(Records with drawing code)

---+---

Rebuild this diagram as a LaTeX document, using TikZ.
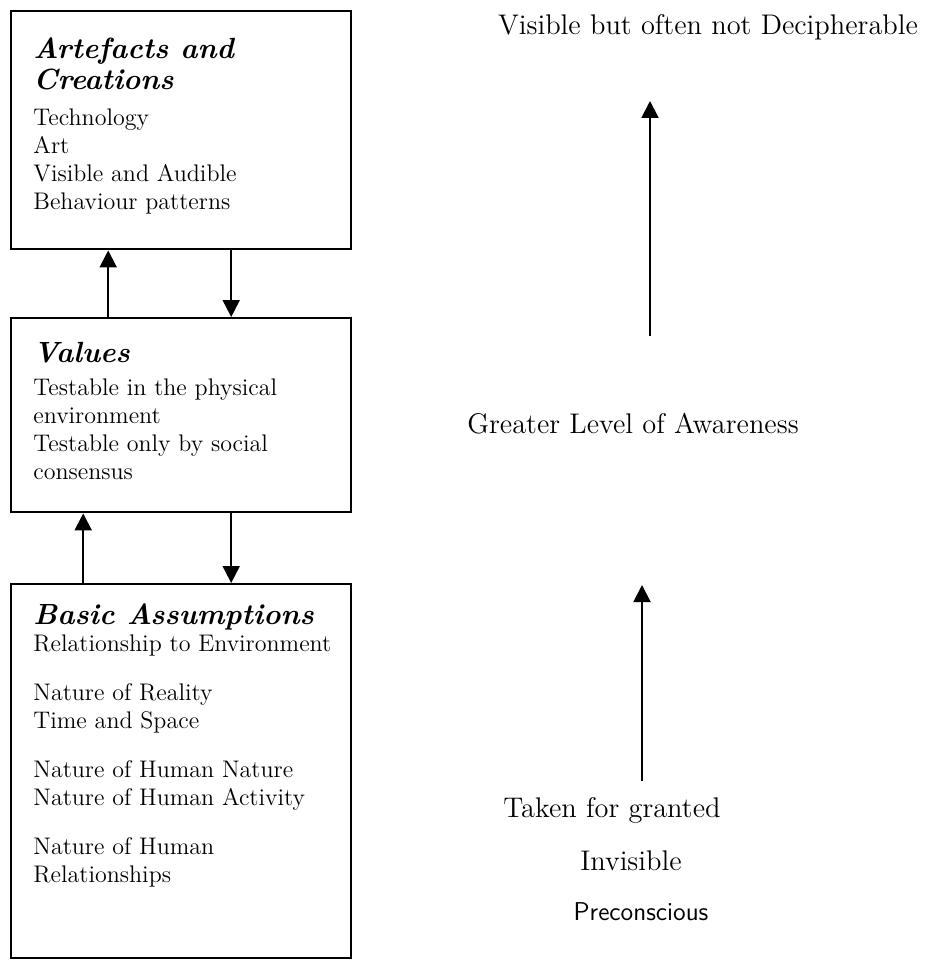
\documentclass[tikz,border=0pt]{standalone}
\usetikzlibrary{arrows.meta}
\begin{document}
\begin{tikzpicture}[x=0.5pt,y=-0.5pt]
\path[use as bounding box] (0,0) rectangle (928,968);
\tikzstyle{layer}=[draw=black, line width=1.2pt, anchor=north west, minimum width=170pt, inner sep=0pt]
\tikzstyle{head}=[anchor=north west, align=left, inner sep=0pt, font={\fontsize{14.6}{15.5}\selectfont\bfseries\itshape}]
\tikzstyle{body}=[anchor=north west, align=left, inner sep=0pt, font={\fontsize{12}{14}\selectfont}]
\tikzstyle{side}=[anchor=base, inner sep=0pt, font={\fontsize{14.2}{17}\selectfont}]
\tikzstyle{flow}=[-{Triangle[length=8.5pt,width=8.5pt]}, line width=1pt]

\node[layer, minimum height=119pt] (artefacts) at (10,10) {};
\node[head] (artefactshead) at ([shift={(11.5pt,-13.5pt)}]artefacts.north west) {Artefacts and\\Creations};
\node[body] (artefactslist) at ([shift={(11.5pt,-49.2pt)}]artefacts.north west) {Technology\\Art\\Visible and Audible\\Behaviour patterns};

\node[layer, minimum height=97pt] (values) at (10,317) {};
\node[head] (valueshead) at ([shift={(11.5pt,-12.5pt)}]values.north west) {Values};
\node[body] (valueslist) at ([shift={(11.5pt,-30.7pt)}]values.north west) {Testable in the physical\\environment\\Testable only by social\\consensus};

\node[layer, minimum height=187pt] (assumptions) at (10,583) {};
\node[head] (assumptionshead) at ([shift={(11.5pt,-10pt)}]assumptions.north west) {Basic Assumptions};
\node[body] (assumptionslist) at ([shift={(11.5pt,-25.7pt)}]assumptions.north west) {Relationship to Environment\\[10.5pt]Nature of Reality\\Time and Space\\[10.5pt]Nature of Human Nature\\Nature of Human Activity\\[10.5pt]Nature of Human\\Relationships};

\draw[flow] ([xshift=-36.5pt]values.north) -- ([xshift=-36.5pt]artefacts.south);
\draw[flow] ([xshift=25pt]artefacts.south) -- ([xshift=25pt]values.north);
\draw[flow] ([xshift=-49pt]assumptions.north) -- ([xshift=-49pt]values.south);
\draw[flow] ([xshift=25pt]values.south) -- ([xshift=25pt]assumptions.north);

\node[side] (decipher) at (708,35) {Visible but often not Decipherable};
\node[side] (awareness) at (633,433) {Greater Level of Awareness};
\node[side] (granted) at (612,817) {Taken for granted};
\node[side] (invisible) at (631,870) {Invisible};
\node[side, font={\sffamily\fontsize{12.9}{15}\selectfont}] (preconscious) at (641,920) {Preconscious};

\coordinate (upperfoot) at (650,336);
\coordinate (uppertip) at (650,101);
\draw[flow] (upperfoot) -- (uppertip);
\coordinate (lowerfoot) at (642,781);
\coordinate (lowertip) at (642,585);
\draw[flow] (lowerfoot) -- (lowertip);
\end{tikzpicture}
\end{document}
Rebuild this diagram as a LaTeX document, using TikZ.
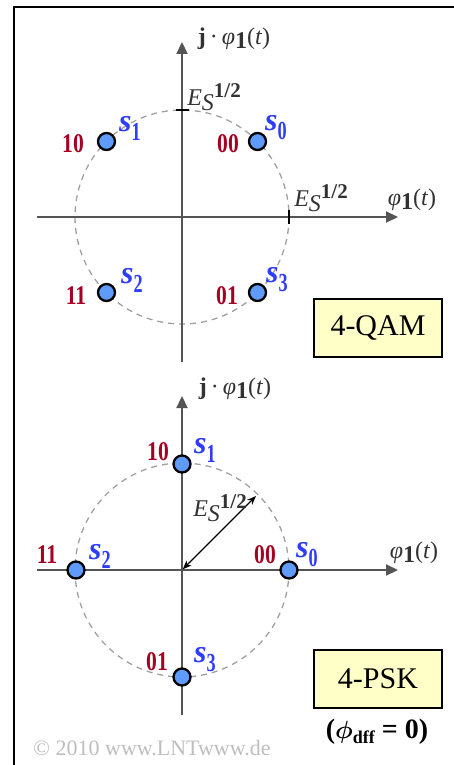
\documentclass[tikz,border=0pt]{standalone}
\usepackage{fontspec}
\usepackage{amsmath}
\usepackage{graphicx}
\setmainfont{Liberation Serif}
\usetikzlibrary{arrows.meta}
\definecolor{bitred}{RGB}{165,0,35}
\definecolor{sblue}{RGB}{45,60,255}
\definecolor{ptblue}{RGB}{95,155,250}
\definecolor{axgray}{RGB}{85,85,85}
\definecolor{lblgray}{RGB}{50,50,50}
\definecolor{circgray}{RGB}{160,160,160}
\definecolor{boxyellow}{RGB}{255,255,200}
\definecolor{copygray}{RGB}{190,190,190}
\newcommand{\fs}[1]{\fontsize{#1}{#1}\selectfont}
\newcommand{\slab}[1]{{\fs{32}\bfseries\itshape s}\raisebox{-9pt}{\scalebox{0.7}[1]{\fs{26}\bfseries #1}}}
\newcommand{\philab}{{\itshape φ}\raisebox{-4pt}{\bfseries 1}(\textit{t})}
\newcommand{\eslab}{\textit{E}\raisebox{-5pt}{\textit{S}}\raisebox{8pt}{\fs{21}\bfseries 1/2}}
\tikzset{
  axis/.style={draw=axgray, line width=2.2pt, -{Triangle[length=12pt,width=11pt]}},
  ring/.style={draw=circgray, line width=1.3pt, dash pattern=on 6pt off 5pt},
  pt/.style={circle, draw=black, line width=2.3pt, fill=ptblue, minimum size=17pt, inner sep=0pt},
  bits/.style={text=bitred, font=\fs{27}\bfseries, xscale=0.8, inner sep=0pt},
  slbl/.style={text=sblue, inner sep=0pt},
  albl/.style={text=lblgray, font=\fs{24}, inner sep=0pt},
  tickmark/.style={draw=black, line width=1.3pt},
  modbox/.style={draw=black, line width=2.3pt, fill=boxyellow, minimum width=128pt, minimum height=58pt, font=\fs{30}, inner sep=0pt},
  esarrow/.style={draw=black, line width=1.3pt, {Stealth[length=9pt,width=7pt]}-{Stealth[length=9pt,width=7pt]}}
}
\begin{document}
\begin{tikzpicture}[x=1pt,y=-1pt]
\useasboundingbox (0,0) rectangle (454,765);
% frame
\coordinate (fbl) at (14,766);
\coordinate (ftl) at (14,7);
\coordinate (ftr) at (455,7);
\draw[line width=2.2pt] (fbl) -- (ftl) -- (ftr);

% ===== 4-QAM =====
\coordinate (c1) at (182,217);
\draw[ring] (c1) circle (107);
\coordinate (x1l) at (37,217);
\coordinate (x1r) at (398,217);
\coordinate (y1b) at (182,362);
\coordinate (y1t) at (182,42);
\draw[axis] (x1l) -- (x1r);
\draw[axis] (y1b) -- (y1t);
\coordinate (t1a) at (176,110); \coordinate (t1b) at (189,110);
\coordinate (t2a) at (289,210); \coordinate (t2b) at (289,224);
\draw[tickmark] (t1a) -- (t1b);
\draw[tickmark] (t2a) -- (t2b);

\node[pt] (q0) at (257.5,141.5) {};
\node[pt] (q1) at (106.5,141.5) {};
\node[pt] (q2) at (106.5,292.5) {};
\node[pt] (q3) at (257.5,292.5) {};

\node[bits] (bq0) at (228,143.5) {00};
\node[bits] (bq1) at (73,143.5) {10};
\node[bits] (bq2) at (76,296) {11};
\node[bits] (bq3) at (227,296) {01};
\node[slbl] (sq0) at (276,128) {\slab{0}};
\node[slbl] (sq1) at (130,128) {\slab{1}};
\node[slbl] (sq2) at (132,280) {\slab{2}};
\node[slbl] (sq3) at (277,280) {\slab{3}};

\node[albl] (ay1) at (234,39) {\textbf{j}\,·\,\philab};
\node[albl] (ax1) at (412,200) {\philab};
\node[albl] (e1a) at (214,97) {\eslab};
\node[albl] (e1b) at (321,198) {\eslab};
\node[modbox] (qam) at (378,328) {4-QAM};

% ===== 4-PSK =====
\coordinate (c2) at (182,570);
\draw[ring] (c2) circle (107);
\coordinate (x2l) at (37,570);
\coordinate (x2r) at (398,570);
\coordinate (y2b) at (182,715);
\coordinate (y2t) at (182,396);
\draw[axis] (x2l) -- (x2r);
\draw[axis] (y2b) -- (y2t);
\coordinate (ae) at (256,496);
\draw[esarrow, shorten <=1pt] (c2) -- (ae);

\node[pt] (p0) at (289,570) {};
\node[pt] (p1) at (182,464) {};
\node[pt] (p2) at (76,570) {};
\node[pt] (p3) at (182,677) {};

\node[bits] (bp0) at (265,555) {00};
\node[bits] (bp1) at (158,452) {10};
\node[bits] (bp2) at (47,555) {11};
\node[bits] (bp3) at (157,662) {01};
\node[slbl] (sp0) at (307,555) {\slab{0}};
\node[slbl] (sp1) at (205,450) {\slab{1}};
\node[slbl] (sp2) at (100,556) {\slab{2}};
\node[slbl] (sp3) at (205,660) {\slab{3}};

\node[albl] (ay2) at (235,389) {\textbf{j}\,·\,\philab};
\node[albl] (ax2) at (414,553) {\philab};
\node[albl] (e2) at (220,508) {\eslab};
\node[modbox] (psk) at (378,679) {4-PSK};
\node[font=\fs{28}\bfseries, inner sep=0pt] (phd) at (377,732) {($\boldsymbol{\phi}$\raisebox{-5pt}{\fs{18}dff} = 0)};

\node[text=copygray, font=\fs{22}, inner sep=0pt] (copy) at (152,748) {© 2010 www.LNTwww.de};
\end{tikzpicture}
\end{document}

---+---

◆ Exercise details
The lines from the start of the entries above through the one containing "to Environment\\[10.5pt]Nature of" are to be retyped exactly, and no others. Pictures are left out.

◆ Task response
Rebuild this diagram as a LaTeX document, using TikZ.
\documentclass[tikz,border=0pt]{standalone}
\usetikzlibrary{arrows.meta}
\begin{document}
\begin{tikzpicture}[x=0.5pt,y=-0.5pt]
\path[use as bounding box] (0,0) rectangle (928,968);
\tikzstyle{layer}=[draw=black, line width=1.2pt, anchor=north west, minimum width=170pt, inner sep=0pt]
\tikzstyle{head}=[anchor=north west, align=left, inner sep=0pt, font={\fontsize{14.6}{15.5}\selectfont\bfseries\itshape}]
\tikzstyle{body}=[anchor=north west, align=left, inner sep=0pt, font={\fontsize{12}{14}\selectfont}]
\tikzstyle{side}=[anchor=base, inner sep=0pt, font={\fontsize{14.2}{17}\selectfont}]
\tikzstyle{flow}=[-{Triangle[length=8.5pt,width=8.5pt]}, line width=1pt]

\node[layer, minimum height=119pt] (artefacts) at (10,10) {};
\node[head] (artefactshead) at ([shift={(11.5pt,-13.5pt)}]artefacts.north west) {Artefacts and\\Creations};
\node[body] (artefactslist) at ([shift={(11.5pt,-49.2pt)}]artefacts.north west) {Technology\\Art\\Visible and Audible\\Behaviour patterns};

\node[layer, minimum height=97pt] (values) at (10,317) {};
\node[head] (valueshead) at ([shift={(11.5pt,-12.5pt)}]values.north west) {Values};
\node[body] (valueslist) at ([shift={(11.5pt,-30.7pt)}]values.north west) {Testable in the physical\\environment\\Testable only by social\\consensus};

\node[layer, minimum height=187pt] (assumptions) at (10,583) {};
\node[head] (assumptionshead) at ([shift={(11.5pt,-10pt)}]assumptions.north west) {Basic Assumptions};
\node[body] (assumptionslist) at ([shift={(11.5pt,-25.7pt)}]assumptions.north west) {Relationship to Environment\\[10.5pt]Nature of Reality\\Time and Space\\[10.5pt]Nature of Human Nature\\Nature of Human Activity\\[10.5pt]Nature of Human\\Relationships};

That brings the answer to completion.